BU DEVİRDE BÖYLESİNE SANSÜR OLUR MU?
Türkiye geneline yayın yapan yaklaşık on, yerel yayın yapan yaklaşık elli TV istasyonumuz, aynı şekilde yayın yapan ikiyüz civarında radyomuz, çok sayıda gazete ve dergimiz var. Ayrıca hemen her konuyu işleyen kitaplar yazılıyor, çeviriler yapılıyor.
24 saat yayın yapan bir TV ya da radyo istasyonunun program tüketen birer canavar olduğu düşünülürse, bu kadar istasyonun ne denli bir program sıkıntısı çektiği kolayca takdir edilebilir. Nitekim, en akla gelmez konuların niçin işlendiğini, insanların en yakası açılmadık özel yaşamlarına kadar her şeyin niçin didiklendiğini bu sıkıntı açıklamaktadır.
Diğer yandan da vatandaş hemen her sıkıntısını -eş bulmaktan iş bulmaya, haksızlıktan yolsuzluğa kadar- bu kanallar aracılığıyla ilgililerin dikkatine getirebilmektedir.
Denilebilir ki ülkemiz bir “konuşma devrimi” yaşamaktadır. Tabii ki her devrim gibi bunda da anlamlıların yanısıra anlamsız işler de olmaktadır. Bunlara bir diyecek yoktur.
Ancak, yazılı, görsel ve işitsel medya kanallarında işlenen bütün konular dikkatle incelendiğinde bir nokta derhal ortaya çıkmaktadır: bir sansür mekanizması, hem de işini çok iyi bilen, en ufak konuyu atlamayan, hiçbir kanala müsamaha etmeyen bir sansür sistemi, devlet ve özel kesim kontrolundaki tüm yayınları denetlemekte, herhangi bir konunun nedenlerine ilişkin parçaları derhal kesip çıkarmaktadır.
Sadece bir ya da iki kanalı, o da zaman zaman izleyen bir kişinin göremeyeceği, günde yalnız bir gazete ya da haftada bir dergi okuyanın farkedemeyeceği, ama tüm yazılı, görsel ve işitsel yayınları 24 saat sürekli izleyen bir kişinin derhal farkına varacağı bir sansür sistemi uygulanmaktadır.
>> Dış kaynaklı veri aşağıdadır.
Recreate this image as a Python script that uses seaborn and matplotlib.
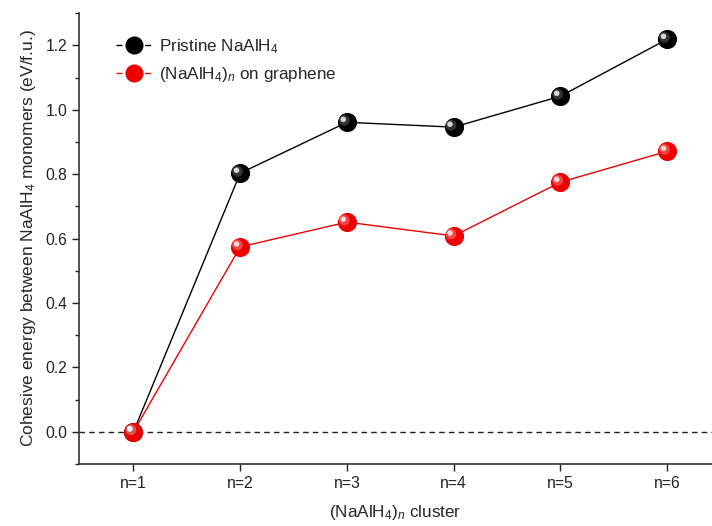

İşin iki ilginç tarafından birisi, bu işi bu denli ciddi hangi kişi ya da kuruluşun yapabildiği, ikincisi ise özel medya araçlarının hiç birinin itiraz etmeden bu denli katı bir sansürü nasıl kabul ettiğidir. Askeri yönetimlerin dahi kolay uygulayamayacağı böylesine bir katılık, mutlaka yepyeni bir teknolojiyle, muhtemelen de bilgisayar destekli olarak yapılmaktadır.
Örneğin, bir TV programında bir yolsuzluk konusu işlenirken, katılımcılardan birisi mesela bu yolsuzluğa yol açan nedenlerden birisini dikkate getirmeye kalksa, Bilgisayar Destekli Sansür Sistemi – BDSS devreye girmekte, bu cümleyi kesip yerine reklam almaktadır. Böylece izleyiciler farkına varmadan, tüm sorunların görünen yanları konuşulmakta, ama onların kaynaklarındaki nedenler kesilip atılmaktadır.
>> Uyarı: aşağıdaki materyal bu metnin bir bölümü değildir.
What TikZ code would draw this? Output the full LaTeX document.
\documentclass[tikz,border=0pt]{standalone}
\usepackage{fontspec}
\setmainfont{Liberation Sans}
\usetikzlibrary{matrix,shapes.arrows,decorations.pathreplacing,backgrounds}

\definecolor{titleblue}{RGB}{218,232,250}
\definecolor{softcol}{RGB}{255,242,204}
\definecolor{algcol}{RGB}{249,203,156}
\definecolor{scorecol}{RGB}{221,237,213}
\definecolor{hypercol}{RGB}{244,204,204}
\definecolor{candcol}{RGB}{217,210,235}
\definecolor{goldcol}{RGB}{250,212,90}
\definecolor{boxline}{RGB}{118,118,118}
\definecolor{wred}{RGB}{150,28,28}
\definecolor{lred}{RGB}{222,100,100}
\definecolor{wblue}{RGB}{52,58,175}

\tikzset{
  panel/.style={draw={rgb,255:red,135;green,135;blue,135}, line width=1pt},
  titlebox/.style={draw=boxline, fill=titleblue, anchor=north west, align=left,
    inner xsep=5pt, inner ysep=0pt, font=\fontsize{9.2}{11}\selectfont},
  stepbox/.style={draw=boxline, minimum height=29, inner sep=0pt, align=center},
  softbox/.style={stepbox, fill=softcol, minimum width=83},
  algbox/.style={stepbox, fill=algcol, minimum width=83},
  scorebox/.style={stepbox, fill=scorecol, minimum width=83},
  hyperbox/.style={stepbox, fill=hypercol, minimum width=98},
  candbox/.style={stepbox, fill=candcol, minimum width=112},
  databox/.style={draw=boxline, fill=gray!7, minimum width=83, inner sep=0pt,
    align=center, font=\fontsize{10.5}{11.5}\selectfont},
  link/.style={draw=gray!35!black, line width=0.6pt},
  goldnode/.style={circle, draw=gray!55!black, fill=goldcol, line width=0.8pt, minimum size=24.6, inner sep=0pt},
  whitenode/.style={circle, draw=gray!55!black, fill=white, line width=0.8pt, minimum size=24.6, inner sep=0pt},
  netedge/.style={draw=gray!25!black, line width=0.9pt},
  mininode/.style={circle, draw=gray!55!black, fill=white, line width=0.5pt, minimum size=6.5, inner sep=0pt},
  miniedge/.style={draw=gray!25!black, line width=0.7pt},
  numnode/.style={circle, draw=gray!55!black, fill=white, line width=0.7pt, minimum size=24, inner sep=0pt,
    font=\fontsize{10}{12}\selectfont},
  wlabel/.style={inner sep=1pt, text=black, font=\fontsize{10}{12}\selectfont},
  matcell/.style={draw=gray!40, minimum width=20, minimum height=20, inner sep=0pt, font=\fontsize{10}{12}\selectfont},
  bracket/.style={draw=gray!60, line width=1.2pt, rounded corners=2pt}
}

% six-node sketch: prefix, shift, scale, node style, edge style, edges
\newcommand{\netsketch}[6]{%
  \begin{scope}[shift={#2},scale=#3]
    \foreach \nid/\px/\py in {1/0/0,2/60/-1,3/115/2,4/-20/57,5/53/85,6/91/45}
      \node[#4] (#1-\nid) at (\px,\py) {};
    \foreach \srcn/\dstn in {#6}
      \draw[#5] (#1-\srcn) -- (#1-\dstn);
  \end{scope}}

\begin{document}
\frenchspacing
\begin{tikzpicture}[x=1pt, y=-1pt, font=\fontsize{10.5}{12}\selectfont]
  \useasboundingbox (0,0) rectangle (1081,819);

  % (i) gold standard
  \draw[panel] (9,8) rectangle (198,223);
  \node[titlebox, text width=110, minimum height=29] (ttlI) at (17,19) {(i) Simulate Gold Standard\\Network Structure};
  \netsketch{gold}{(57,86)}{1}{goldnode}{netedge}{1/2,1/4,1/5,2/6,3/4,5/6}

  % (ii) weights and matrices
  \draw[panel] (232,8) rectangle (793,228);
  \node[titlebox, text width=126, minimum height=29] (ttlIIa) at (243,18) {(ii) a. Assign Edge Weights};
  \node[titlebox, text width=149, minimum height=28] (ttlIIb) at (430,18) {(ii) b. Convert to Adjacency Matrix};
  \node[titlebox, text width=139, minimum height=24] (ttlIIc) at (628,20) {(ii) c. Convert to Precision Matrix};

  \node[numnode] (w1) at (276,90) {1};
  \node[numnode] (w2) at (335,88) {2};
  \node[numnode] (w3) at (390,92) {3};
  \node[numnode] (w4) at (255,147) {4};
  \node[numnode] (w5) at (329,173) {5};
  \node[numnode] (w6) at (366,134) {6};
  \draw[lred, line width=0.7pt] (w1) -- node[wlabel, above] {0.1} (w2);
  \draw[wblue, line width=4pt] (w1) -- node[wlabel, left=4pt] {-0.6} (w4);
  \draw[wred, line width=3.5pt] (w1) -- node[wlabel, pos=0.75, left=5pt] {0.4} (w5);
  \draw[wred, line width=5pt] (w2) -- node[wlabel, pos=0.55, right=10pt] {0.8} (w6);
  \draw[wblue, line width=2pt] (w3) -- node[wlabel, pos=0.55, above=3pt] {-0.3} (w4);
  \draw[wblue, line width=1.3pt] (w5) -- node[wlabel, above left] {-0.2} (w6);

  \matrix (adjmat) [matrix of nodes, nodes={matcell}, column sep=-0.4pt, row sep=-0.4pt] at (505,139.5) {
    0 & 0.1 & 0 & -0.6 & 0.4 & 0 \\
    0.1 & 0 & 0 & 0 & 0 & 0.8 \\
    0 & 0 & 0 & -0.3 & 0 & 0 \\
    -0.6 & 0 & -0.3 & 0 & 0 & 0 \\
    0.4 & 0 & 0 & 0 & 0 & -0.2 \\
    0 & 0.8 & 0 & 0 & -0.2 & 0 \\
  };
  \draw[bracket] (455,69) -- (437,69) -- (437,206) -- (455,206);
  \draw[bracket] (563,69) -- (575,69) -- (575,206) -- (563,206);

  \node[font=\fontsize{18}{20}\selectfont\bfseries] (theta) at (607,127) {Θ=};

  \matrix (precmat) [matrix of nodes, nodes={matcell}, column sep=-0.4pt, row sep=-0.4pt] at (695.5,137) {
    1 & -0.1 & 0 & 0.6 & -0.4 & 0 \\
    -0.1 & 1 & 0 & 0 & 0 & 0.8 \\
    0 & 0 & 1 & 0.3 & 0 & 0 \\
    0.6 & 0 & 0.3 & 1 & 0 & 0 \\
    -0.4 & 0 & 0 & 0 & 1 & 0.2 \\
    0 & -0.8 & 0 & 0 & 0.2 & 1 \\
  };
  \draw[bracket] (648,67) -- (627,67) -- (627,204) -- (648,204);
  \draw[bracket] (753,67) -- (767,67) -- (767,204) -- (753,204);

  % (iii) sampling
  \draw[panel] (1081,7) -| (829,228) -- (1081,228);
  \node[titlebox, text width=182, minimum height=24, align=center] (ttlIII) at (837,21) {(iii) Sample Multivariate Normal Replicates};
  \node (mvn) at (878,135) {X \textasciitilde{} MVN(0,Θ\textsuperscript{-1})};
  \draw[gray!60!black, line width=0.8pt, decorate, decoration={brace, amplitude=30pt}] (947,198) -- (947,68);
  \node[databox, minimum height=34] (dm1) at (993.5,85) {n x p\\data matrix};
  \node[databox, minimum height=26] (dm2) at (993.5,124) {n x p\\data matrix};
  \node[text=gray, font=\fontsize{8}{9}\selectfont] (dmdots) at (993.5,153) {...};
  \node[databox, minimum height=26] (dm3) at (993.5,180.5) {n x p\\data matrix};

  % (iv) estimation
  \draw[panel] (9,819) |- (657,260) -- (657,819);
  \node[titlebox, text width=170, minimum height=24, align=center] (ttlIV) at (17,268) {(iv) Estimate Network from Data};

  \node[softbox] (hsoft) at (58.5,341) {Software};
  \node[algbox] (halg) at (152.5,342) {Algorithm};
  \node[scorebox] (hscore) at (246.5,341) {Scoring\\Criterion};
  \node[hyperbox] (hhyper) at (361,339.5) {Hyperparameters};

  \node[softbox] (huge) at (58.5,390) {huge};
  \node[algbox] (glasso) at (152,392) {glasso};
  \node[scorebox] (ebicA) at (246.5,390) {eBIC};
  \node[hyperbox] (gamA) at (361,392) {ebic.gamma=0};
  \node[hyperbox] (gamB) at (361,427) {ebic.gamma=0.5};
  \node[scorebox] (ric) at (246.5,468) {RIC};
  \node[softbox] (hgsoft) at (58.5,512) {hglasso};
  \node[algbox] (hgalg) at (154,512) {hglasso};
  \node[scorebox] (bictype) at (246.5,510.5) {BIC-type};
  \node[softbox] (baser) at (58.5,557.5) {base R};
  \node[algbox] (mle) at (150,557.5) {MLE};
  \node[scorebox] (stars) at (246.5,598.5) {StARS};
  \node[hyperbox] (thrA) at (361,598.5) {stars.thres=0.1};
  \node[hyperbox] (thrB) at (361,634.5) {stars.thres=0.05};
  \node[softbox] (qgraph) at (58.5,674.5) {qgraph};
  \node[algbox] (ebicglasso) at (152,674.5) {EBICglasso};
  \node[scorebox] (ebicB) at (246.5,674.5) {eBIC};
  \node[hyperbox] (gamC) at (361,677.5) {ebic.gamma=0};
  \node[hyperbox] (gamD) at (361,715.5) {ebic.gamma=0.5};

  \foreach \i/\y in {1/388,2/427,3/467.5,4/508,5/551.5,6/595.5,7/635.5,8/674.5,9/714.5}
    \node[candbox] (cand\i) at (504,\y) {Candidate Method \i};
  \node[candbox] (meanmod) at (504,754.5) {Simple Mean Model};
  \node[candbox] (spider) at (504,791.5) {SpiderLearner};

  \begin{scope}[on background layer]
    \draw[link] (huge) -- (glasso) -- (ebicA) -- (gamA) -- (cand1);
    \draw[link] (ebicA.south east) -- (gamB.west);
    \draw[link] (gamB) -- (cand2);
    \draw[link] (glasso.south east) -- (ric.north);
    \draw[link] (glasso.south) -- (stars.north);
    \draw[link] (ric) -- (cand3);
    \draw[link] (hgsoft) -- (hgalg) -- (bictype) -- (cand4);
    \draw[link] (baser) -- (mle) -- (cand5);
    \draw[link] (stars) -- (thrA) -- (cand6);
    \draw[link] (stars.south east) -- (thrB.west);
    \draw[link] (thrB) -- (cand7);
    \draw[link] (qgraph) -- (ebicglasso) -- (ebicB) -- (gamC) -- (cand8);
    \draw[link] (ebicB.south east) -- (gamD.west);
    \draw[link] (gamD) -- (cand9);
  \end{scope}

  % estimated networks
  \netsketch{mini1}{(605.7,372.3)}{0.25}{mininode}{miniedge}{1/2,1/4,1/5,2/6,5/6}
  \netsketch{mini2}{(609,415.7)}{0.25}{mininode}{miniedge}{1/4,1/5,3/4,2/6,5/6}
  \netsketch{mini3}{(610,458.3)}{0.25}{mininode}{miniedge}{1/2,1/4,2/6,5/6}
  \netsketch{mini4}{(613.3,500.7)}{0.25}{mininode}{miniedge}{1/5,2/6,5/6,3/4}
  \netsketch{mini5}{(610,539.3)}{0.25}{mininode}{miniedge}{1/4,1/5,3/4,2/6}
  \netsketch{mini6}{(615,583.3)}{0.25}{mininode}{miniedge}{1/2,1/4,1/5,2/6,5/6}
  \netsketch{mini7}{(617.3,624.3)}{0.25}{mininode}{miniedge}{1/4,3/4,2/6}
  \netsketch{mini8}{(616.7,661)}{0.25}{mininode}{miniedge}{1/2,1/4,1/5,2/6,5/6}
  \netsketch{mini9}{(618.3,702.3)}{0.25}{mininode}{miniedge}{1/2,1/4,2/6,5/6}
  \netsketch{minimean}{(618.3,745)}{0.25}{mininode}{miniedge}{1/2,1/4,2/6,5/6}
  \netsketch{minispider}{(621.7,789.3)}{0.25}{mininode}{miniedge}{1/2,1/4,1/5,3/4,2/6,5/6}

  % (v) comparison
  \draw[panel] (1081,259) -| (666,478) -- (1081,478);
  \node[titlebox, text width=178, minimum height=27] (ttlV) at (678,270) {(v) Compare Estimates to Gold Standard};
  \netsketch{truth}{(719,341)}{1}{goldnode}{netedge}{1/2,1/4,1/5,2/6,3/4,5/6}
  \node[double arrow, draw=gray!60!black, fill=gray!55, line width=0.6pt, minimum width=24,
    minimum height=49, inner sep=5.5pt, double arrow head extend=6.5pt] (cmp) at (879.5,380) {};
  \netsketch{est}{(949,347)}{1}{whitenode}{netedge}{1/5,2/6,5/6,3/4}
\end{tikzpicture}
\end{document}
BDSS’in varlığına ilişkin somut bir kanıt mevcut değildir. Ama dolaylı etkileriyle anlaşılabilen olgular fizikte bile vardır. Mesela elektrik böyledir. Kendisini göremez ama dolaylı etkilerini hissedersiniz.
Örneğin rüşvet konusu, halkımızın en çok ilgisini çeken konulardan birisidir. Rüşvete yol açan nedenlerden birisi de tüketim eğilimleri sürekli pompalanan düşük ücretli kamu görevlilerinin varlığıdır. Düşük ücret ise, kamu görevlilerimizin sayılarının çokluğundan doğduğuna göre, bu sayı çokluğunun nedenleri her halde çok önemlidir. Ama, bugüne kadar kalabalık kamu kadrolarının nedenlerini irdeleyen tek bir program, bu kadroların insanları kapı dışarı etmeden nasıl seyreltileceğini konu eden bir yazıya rastlayan kimse görülmemiştir.
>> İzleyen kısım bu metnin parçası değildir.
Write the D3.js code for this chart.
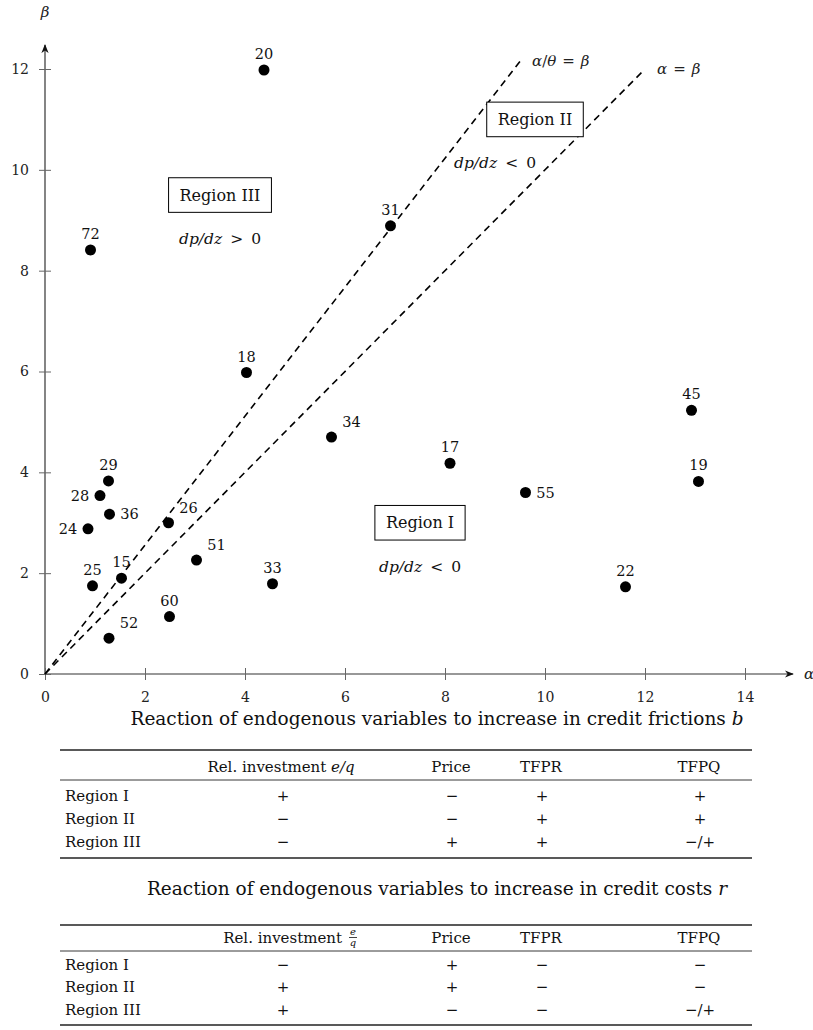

Böyle bir şey imkansızdır. Bir toplum böylesine meraksız olamaz. Bu kadar program yapımcısı, bu kadar yorumcu, bu kadar köşe yazarı bulunan bir medya toplululuğunda bir tane meraklı çıkmaz mı?
Demek ki bu işte başka bir iş vardır. BDSS’in varlığının en kesin kanıtı budur. Aynen elektrikte olduğu gibi. Bu devirde böylesine bir sansürü kınıyor ve en kısa zamanda sorumluların ortaya çıkarılmasını rica ediyorum. Böyle rezalet olmaz!